The formation of self-organized TiO2 nanotube array films by electrochemical anodizing titanium foils was investigated in a developed organic–inorganic mixed electrolyte. It was found that the structure and morphology of the TiO2 nanotube layer were greatly dependent upon the electrolyte composition, anodizing potential and time. Under the optimized electrolyte composition and electrochemical conditions, a controllable, well-ordered TiO2 nanotube array layer could be fabricated in a short time. The diameters of the as-prepared TiO2 nanotubes could be adjusted from 20 to 150 nm, and the thickness could be adjusted from a few hundred nanometers to several micrometers. The photoresponse and the photocatalytic activity of the highly ordered TiO2 nanotube array films were also examined.
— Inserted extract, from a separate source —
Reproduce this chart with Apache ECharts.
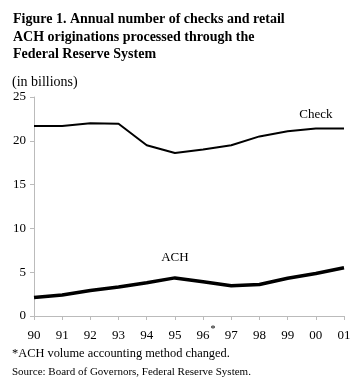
<!DOCTYPE html>
<html><head><meta charset="utf-8">
<script src="https://cdn.jsdelivr.net/npm/echarts@6/dist/echarts.min.js"></script>
<style>html,body{margin:0;padding:0;background:#fff}#c{width:360px;height:390px}</style>
</head><body><div id="c"></div>
<script>
var years = ["90","91","92","93","94","95","96*","97","98","99","00","01"];
var checkValues = [21.7, 21.7, 22.0, 21.95, 19.5, 18.6, 19.0, 19.5, 20.5, 21.1, 21.4, 21.4];
var achValues = [2.1, 2.4, 2.9, 3.3, 3.8, 4.35, 3.9, 3.45, 3.6, 4.3, 4.85, 5.5];
var yTicks = [0, 5, 10, 15, 20, 25];

var F = '"Liberation Serif", "Times New Roman", serif';
var chart = echarts.init(document.getElementById('c'), null, {renderer:'canvas'});
chart.setOption({
  animation: false,
  backgroundColor: '#fff',
  title: {
    text: 'Figure 1. Annual number of checks and retail\nACH originations processed through the\nFederal Reserve System',
    left: 13, top: 11, padding: 0,
    textStyle: {fontFamily: F, fontWeight: 'bold', fontSize: 14, lineHeight: 17.5, color: '#000'}
  },
  grid: {left: 34, right: 16, top: 97, bottom: 74, containLabel: false},
  xAxis: {
    type: 'category', data: years, boundaryGap: false,
    axisLine: {lineStyle: {color: '#bbb', width: 1}},
    axisTick: {show: true, length: 4, lineStyle: {color: '#bbb'}},
    axisLabel: {
      margin: 13, color: '#000', fontFamily: F, fontSize: 13, interval: 0,
      formatter: function (v) { return v.replace('*', ''); }
    },
    splitLine: {show: false}
  },
  yAxis: {
    type: 'value', min: yTicks[0], max: yTicks[yTicks.length-1], interval: 5,
    axisLine: {show: true, lineStyle: {color: '#bbb', width: 1}},
    axisTick: {show: true, length: 4, lineStyle: {color: '#bbb'}},
    axisLabel: {margin: 8, color: '#000', fontFamily: F, fontSize: 13},
    splitLine: {show: false}
  },
  series: [
    {name: 'Check', type: 'line', data: checkValues, symbol: 'none',
     lineStyle: {color: '#000', width: 2}},
    {name: 'ACH', type: 'line', data: achValues, symbol: 'none',
     lineStyle: {color: '#000', width: 3.5}}
  ]
});
var p1 = chart.convertToPixel({gridIndex:0}, [9.85, 23.0]);
var p2 = chart.convertToPixel({gridIndex:0}, [5.3, 6.7]);
var starIdx = years.findIndex(function (y) { return y.indexOf('*') >= 0; });
var p3 = chart.convertToPixel({gridIndex:0}, [starIdx, 0]);
chart.setOption({graphic: [
    {type:'text', left: 12, top: 75, style:{text:'(in billions)', font:'14px ' + F, fill:'#000'}},
    {type:'text', left: 12, top: 348, style:{text:'*ACH volume accounting method changed.', font:'12.4px ' + F, fill:'#000'}},
    {type:'text', left: 12, top: 367, style:{text:'Source: Board of Governors, Federal Reserve System.', font:'11px ' + F, fill:'#000'}},
    {type:'text', x: p1[0], y: p1[1], style:{text:'Check', font:'13px ' + F, fill:'#000', align:'center', verticalAlign:'middle'}},
    {type:'text', x: p2[0], y: p2[1], style:{text:'ACH', font:'13px ' + F, fill:'#000', align:'center', verticalAlign:'middle'}},
    {type:'text', x: p3[0] + 10, y: p3[1] + 13, style:{text:'*', font:'10px ' + F, fill:'#000', align:'center', verticalAlign:'middle'}}
]});
</script></body></html>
The nanotube array film with a thickness of about 2.5 μm had the highest incident photon to photocurrent conversion efficiency (IPCE) (34.3%) at the 350 nm wavelength, and had better charge transfer ability under UV light illumination. The photocatalytic experimental results indicated that the 450 °C annealing samples have the highest photodegradation efficiency for methyl orange pollutant.